IMF in favour of car tax in UAE

THE International Monetary Fund (IMF) has suggested introduction of several new measures including a special excise duty on cars in the UAE to increase government revenue, according to a report.

It has also recommended implementation of a value-added tax (VAT) system and corporate income tax on all companies to diversify the government›s revenues and strengthen its fiscal position, said a Gulf News report.

IMF said the UAE could generate extra revenues worth 4.1 per cent of the non-hydrocarbon domestic product (GDP) by introducing a 15 per cent ad valorem tax on passenger vehicles and broadening the coverage of its corporate income tax scheme, aside from collecting a 5 per cent VAT, the report quoted.

According to the IMF, the current tax structure does not raise enough money for the economy, thus additional revenue-generating reforms should be implemented. Collecting VAT alone will help the country raise extra income worth 2.7 per cent of non-hydrocarbon GDP, according to the IMF.

To avoid collecting general income tax from individual residents, the IMF said that widening the scope of the corporate income tax to include all foreign and domestic businesses operating in the country, except for those based in free zones, would be a great idea. The fee, however, should be reduced to 10 per cent from the current 20 per cent, it said.


Fitch revises Saudi IRD ratings to ‘negative’

FITCH Ratings has revised the outlooks on Saudi Arabia›s long-term foreign and local currency issuer default ratings (IDR) to negative from stable citing lower oil prices and higher state spending associated with the accession of a new king in January.

The agency affirmed the IDRs at ‘AA’.

The issue ratings on Saudi Arabia›s senior unsecured foreign and local currency bonds have also been affirmed at ‹AA›. The country ceiling has been affirmed at ‹AA+› and the short-term foreign currency IDR at ‘F1+’.

The revision of the outlook on Saudi Arabia›s IDRs to negative reflects the following key rating drivers and their relative weights:

The lower oil prices and higher spending will cause a significant deterioration in the fiscal position, the agency said.

They can widen the general government deficit to 14.4 per cent of GDP in 2015. The policy response has been limited and primarily consists of a reduction in capital spending that will take time to gain traction, it said.

Deficits in the mid-single digits are forecast for 2016 and 2017, assuming reduced capital spending, the absence of new one-off outlays and a gradual recovery in oil prices. Deficits would likely stay in double digits if there was no consolidation.

“We expect deficit financing to erode Saudi Arabia›s substantial buffers, a key support for its rating. Drawing down government deposits at the central bank has accounted for virtually all deficit financing so far in 2015,’ it said.


Lower food prices slow Bahrain inflation

BAHRAIN’s inflation slowed in July to 1.1 per cent as food prices fell, data from the Central Informatics Organisation shows.

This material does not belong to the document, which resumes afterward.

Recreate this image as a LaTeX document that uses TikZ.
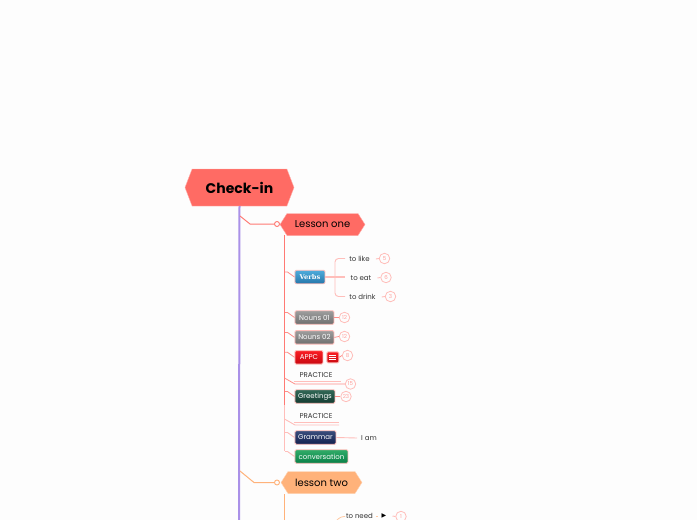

Housing and utility costs, which account for 24 per cent of consumer expenses, rose 2.3 per cent from a year earlier but were flat from the previous month.

Prices of food and non-alcoholic beverages, which account for 16 per cent of the basket, fell 0.7 per cent year-on-year and dropped 2.3 per cent month-on-month.

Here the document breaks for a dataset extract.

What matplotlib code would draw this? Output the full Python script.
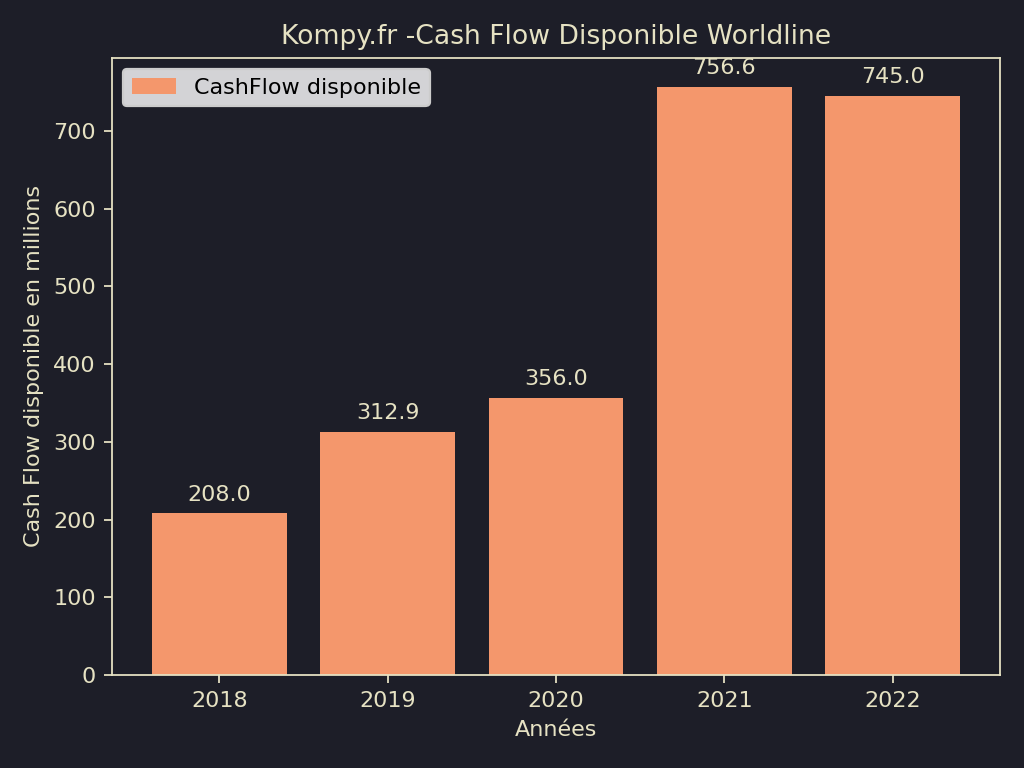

The Consumer Price Index (CPI) decreased by 0.2 per cent in July, compared with June, as shown by the decrease in the CPI from 123.8 points to 123.5 points.

The CPI increased by 1.1 per cent in July 2015, compared with the same period of 2014. The inflation rate in consumer prices January until July was 2 per cent, compared with the same period last year, as shown by the increase in the CPI to 123.3 points during January until July, up from 120.9 points during the same period last year.

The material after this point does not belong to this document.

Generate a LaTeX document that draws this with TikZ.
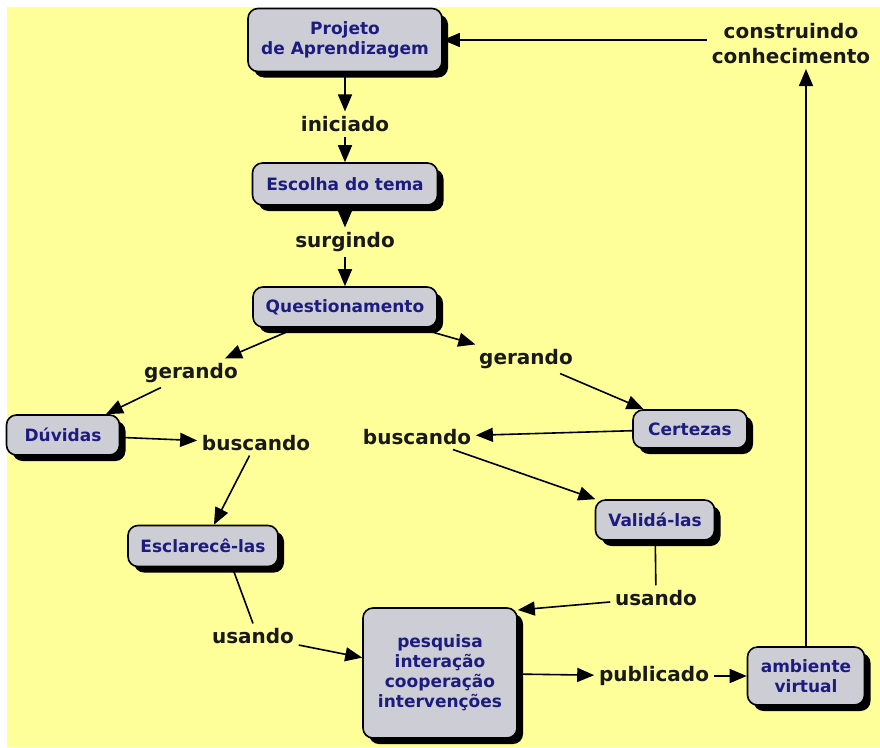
\documentclass[tikz,border=0pt]{standalone}
\usepackage{fontspec}
\setmainfont{DejaVu Sans}
\usetikzlibrary{arrows.meta}
\usetikzlibrary{shadows}
\definecolor{fundo}{HTML}{FFFF99}
\definecolor{caixa}{HTML}{CDCDD5}
\definecolor{azul}{HTML}{1C1C80}

\begin{document}
\begin{tikzpicture}[x=1pt, y=-1pt, line width=1.6pt, arrows={-Triangle[length=17pt,width=14pt]},
	conceito/.style={draw, fill=caixa, rounded corners=10pt, text=azul, align=center, inner sep=0pt,
		font=\bfseries\fontsize{17}{20}\selectfont,
		drop shadow={shadow xshift=6pt, shadow yshift=-6pt, fill=black, opacity=1}},
	ligacao/.style={text=black!90, align=center, inner sep=4pt, font=\bfseries\fontsize{20}{25}\selectfont}]
	\useasboundingbox (0,0) rectangle (880,747);
	\fill[white] (0,0) rectangle (880,747);
	\fill[fundo] (7,7) rectangle (880,747);

	\node[conceito, minimum width=194pt, minimum height=63pt] (P) at (345,40) {Projeto\\de Aprendizagem};
	\node[ligacao] (ini) at (345,124) {iniciado};
	\node[conceito, minimum width=185pt, minimum height=42pt] (E) at (345,184) {Escolha do tema};
	\node[ligacao] (sur) at (345,242) {surgindo};
	\node[conceito, minimum width=184pt, minimum height=40pt] (Q) at (345,307) {Questionamento};

	\node[ligacao] (gerL) at (191,373) {gerando};
	\node[ligacao] (gerR) at (526,359) {gerando};
	\node[conceito, minimum width=113pt, minimum height=40pt] (D) at (63,435) {Dúvidas};
	\node[conceito, minimum width=114pt, minimum height=38pt] (C) at (690,429) {Certezas};
	\node[ligacao] (busL) at (256,443) {buscando};
	\node[ligacao] (busR) at (417,437) {buscando};
	\node[conceito, minimum width=150pt, minimum height=41pt] (Es) at (203,546) {Esclarecê-las};
	\node[conceito, minimum width=119pt, minimum height=40pt] (V) at (655,520) {Validá-las};

	\node[ligacao] (usL) at (253,636) {usando};
	\node[ligacao] (usR) at (656,598) {usando};
	\node[conceito, minimum width=154pt, minimum height=130pt] (Pq) at (440,673) {pesquisa\\interação\\cooperação\\intervenções};
	\node[ligacao] (pub) at (654,676) {publicado};
	\node[conceito, minimum width=117pt, minimum height=58pt] (A) at (806,676) {ambiente\\virtual};
	\node[ligacao] (cons) at (791,44) {construindo\\conhecimento};

	\draw (P) -- (ini);
	\draw (ini) -- (E);
	\draw (E) -- (sur);
	\draw (sur) -- (Q);
	\draw (Q) -- (gerL);
	\draw (gerL) -- (D);
	\draw (Q) -- (gerR);
	\draw (gerR) -- (C);
	\draw (D) -- (busL);
	\draw (busL) -- (Es);
	\draw (C) -- (busR);
	\draw (busR) -- (V);
	\draw[-] (Es.-36) -- (usL.north);
	\draw (usL) -- (Pq);
	\draw[-] (V) -- (usR);
	\draw (usR) -- (Pq.39);
	\draw (Pq) -- (pub);
	\draw (pub) -- (A);
	\draw (A.north) -- (A.north |- cons.south);
	\draw (cons.west |- P) -- (P);
\end{tikzpicture}
\end{document}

Abraaj closes North Africa fund at $375m

DUBAI-based Abraaj Group, a leading investor operating in global growth markets, announced the final close of its second dedicated North Africa private equity Fund at $375 million.

The new fund brings the total amount closed by Abraaj for the African continent in 2015 to $1.37 billion, having raised $990 million in April for its third Sub-Saharan Africa Fund.

Abraaj North Africa Fund II (ANAF II) targets well-managed, mid-market businesses in the core geographies of Algeria, Egypt, Morocco and Tunisia that have demonstrated robust growth and the ability to become regional leaders in their field.

The fund focuses on sectors that are likely to benefit from an expanding middle class, such as healthcare, education, consumer goods and services, business services, materials and logistics. The fund follows the investment strategy of its predecessor, the Abraaj North Africa Fund I, and will target both majority and significant minority stakes in businesses that allow the Group to influence the strategic direction and growth agenda of its investee companies.